Rep. Barbara Ballard, a Lawrence Democrat who serves on the Kansas House Transportation Committee, said the 23 projects were deferred because the state dipped into KDOT revenue to cover shortfalls caused by the tax cuts passed under former Gov. Sam Brownback. The Legislature needed to stop that practice for projects like the K-10 west leg to move forward and in a more timely manner, she said.
The Legislature made a positive step in that direction by rescinding $600 million of the Brownback tax cuts, which has improved the state revenue picture, Ballard said.
“State revenue collections have exceeded the consensus estimates the last six months,” she said. “I think the (KDOT) revenue situation is going to improve immensely. Not only are Democrats disappointed with taking money from KDOT, but Republicans have voiced their disappointment.”
Wakarusa Drive interchange
Douglas County Public Works Director Keith Browning said the increase in volume on K-10 just west of U.S. 59 is worrisome because the stretch has two at-grade intersections — the type that require motorists to stop to accommodate crossing traffic.
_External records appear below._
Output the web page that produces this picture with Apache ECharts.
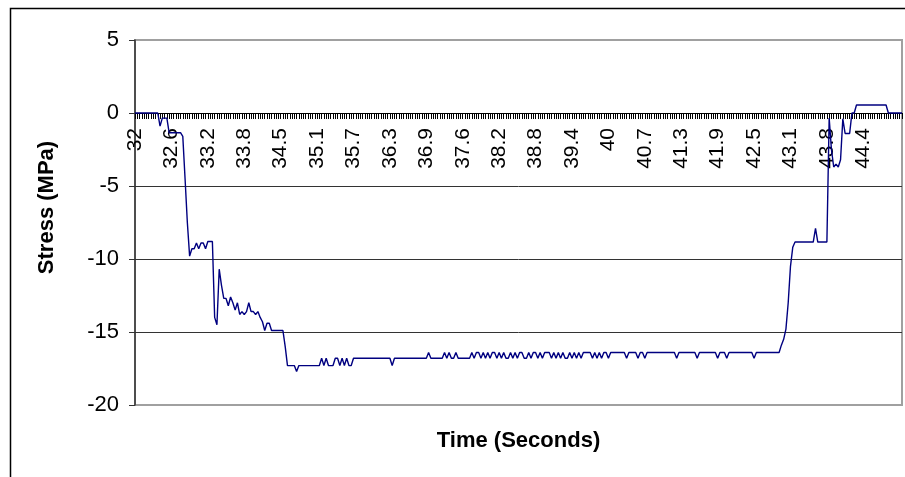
<!DOCTYPE html>
<html>
<head>
<meta charset="utf-8">
<script src="https://cdn.jsdelivr.net/npm/echarts@6/dist/echarts.min.js"></script>
<style>html,body{margin:0;padding:0;background:#fff;}#c{width:905px;height:477px;}</style>
</head>
<body>
<div id="c"></div>
<script>
// Tick labels shown every 16 samples along the category axis
var tickLabels = ['32','32.6','33.2','33.8','34.5','35.1','35.7','36.3','36.9','37.6','38.2','38.8','39.4','40','40.7','41.3','41.9','42.5','43.1','43.8','44.4'];
var labelEvery = 16;

// Stress readings (MPa), written as runs: [value, number of consecutive samples]
var stressRuns = [
  [0,11],[-0.9,1],[-0.35,3],[-1.35,6],[-1.6,1],[-4.5,1],[-7.5,1],[-9.8,1],
  [-9.3,2],[-8.9,1],[-9.3,1],[-8.9,2],[-9.3,1],[-8.8,3],
  [-14.0,1],[-14.5,1],[-10.7,1],[-11.8,1],[-12.7,2],[-13.2,1],[-12.6,1],[-13.0,1],[-13.5,1],[-13.0,1],
  [-13.8,1],[-13.6,1],[-13.8,1],[-13.6,1],[-13.0,1],[-13.6,2],[-13.8,1],[-13.6,1],[-14.0,1],[-14.3,1],
  [-14.9,1],[-14.4,2],[-14.9,6],[-16.0,1],[-17.3,4],[-17.7,1],[-17.3,10],
  [-16.8,1],[-17.3,1],[-16.8,1],[-17.3,3],[-16.8,2],[-17.3,1],[-16.8,1],[-17.3,1],[-16.8,1],[-17.3,2],
  [-16.8,17],[-17.3,1],[-16.8,15],[-16.4,1],[-16.8,6],
  [-16.4,1],[-16.8,1],[-16.4,1],[-16.8,2],[-16.4,1],[-16.8,6],
  [-16.4,1],[-16.8,1],[-16.4,2],[-16.8,1],[-16.4,1],[-16.8,1],[-16.4,1],[-16.8,1],[-16.4,2],[-16.8,1],
  [-16.4,1],[-16.8,1],[-16.4,1],[-16.8,2],[-16.4,1],[-16.8,1],[-16.4,1],[-16.8,1],[-16.4,2],[-16.8,2],
  [-16.4,1],[-16.8,1],[-16.4,2],[-16.8,1],[-16.4,1],[-16.8,1],[-16.4,1],
  [-16.4,2],[-16.8,1],[-16.4,1],[-16.8,1],[-16.4,1],[-16.8,1],[-16.4,1],[-16.8,2],[-16.4,1],[-16.8,1],
  [-16.4,1],[-16.8,1],[-16.4,1],[-16.8,1],[-16.4,4],
  [-16.8,1],[-16.4,1],[-16.8,1],[-16.4,1],[-16.8,1],[-16.4,2],[-16.8,1],
  [-16.4,7],[-16.8,1],[-16.4,4],[-16.8,1],[-16.4,2],[-16.8,1],[-16.4,13],[-16.8,1],[-16.4,8],[-16.8,1],
  [-16.4,8],[-16.8,1],[-16.4,3],[-16.8,1],[-16.4,11],[-16.8,1],[-16.4,11],
  [-15.9,1],[-15.5,1],[-14.8,1],[-13.0,1],[-10.5,1],[-9.2,1],[-8.84,9],[-7.9,1],[-8.84,5],
  [-0.35,1],[-2.5,1],[-3.7,1],[-3.5,1],[-3.7,1],[-3.2,1],[-0.4,1],[-1.4,3],[0,2],[0.55,14],[0,7]
];

var stress = [];
stressRuns.forEach(function (r) { for (var k = 0; k < r[1]; k++) stress.push(r[0]); });
var categories = [];
for (var i = 0; i < stress.length; i++) categories.push(String(i));

var font = "'Liberation Sans', Arial, sans-serif";
var chart = echarts.init(document.getElementById('c'), null, {renderer: 'canvas'});
chart.setOption({
  animation: false,
  backgroundColor: '#fff',
  grid: {left: 135, right: 3, top: 40, bottom: 72, containLabel: false, outerBoundsMode: 'none',
         show: true, borderColor: '#a0a0a0', borderWidth: 2, backgroundColor: 'transparent'},
  graphic: [{
    type: 'rect', left: 8, top: 6, shape: {width: 1000, height: 1000},
    style: {fill: 'none', stroke: '#000', lineWidth: 1.5}, silent: true, z: -1
  }],
  xAxis: {
    type: 'category',
    data: categories,
    boundaryGap: false,
    offset: -292,
    name: 'Time (Seconds)',
    nameLocation: 'middle',
    nameGap: 317,
    nameTextStyle: {fontFamily: font, fontSize: 22, fontWeight: 'bold', color: '#000'},
    axisLine: {onZero: false, lineStyle: {color: '#000', width: 1}},
    axisTick: {show: true, interval: 0, length: 6, lineStyle: {color: '#000', width: 1}},
    axisLabel: {
      interval: labelEvery - 1, rotate: 90, margin: 15,
      fontFamily: font, fontSize: 21, color: '#000',
      formatter: function (v) { var k = Number(v) / labelEvery; return tickLabels[k] !== undefined ? tickLabels[k] : ''; }
    },
    splitLine: {show: false}
  },
  yAxis: {
    type: 'value',
    min: -20, max: 5, interval: 5,
    name: 'Stress (MPa)',
    nameLocation: 'middle',
    nameGap: 77,
    nameTextStyle: {fontFamily: font, fontSize: 22, fontWeight: 'bold', color: '#000', padding: [0, 0, 0, 30]},
    axisLine: {show: true, lineStyle: {color: '#333', width: 1.5}},
    axisTick: {show: true, length: 6, lineStyle: {color: '#333'}},
    axisLabel: {fontFamily: font, fontSize: 22, color: '#000', margin: 16},
    splitLine: {show: true, showMinLine: false, showMaxLine: false, lineStyle: {color: '#333', width: 1}}
  },
  series: [{
    type: 'line',
    data: stress,
    showSymbol: false,
    symbol: 'none',
    lineStyle: {color: '#000080', width: 1.4},
    z: 3
  }]
});
</script>
</body>
</html>
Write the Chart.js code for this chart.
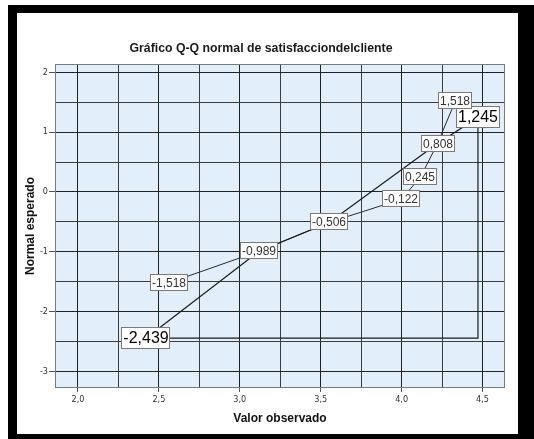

A signal controls traffic at the K-10/Wakarusa Drive intersection, and KDOT limited the K-10/Kasold Drive intersection to right-on, right-off turns to reduce the chance of accidents. Adding to concern is that the intersections are just east of the point at which the road changes from a four-lane highway to a two-lane highway. Motorists are supposed to reduce their speeds on the two-lane portion of the road.
Browning had hoped KDOT would move forward with a new Wakarusa Drive/K-10 interchange before starting the K-10 lane expansion. KDOT plans to show that the interchange would be built about halfway between the current Wakarusa Drive/K-10 interchange and Kasold Drive. The plan would eliminate both dangerous K-10 at-grade intersections and would link to an extension of Wakarusa Drive to the south in an $8 million joint county and city of Lawrence project, which would include a new bridge over the Wakarusa River.
Arellano said, however, that the current KDOT plan was to do the Wakarusa Drive interchange as part of the overall K-10 west leg improvements.
“Breaking it down to doing the interchanges as a separate project just slows down the four-lane expansion,” she said. “Doing the improvements as two projects adds to the costs because we can’t take advantage of economies of scale.”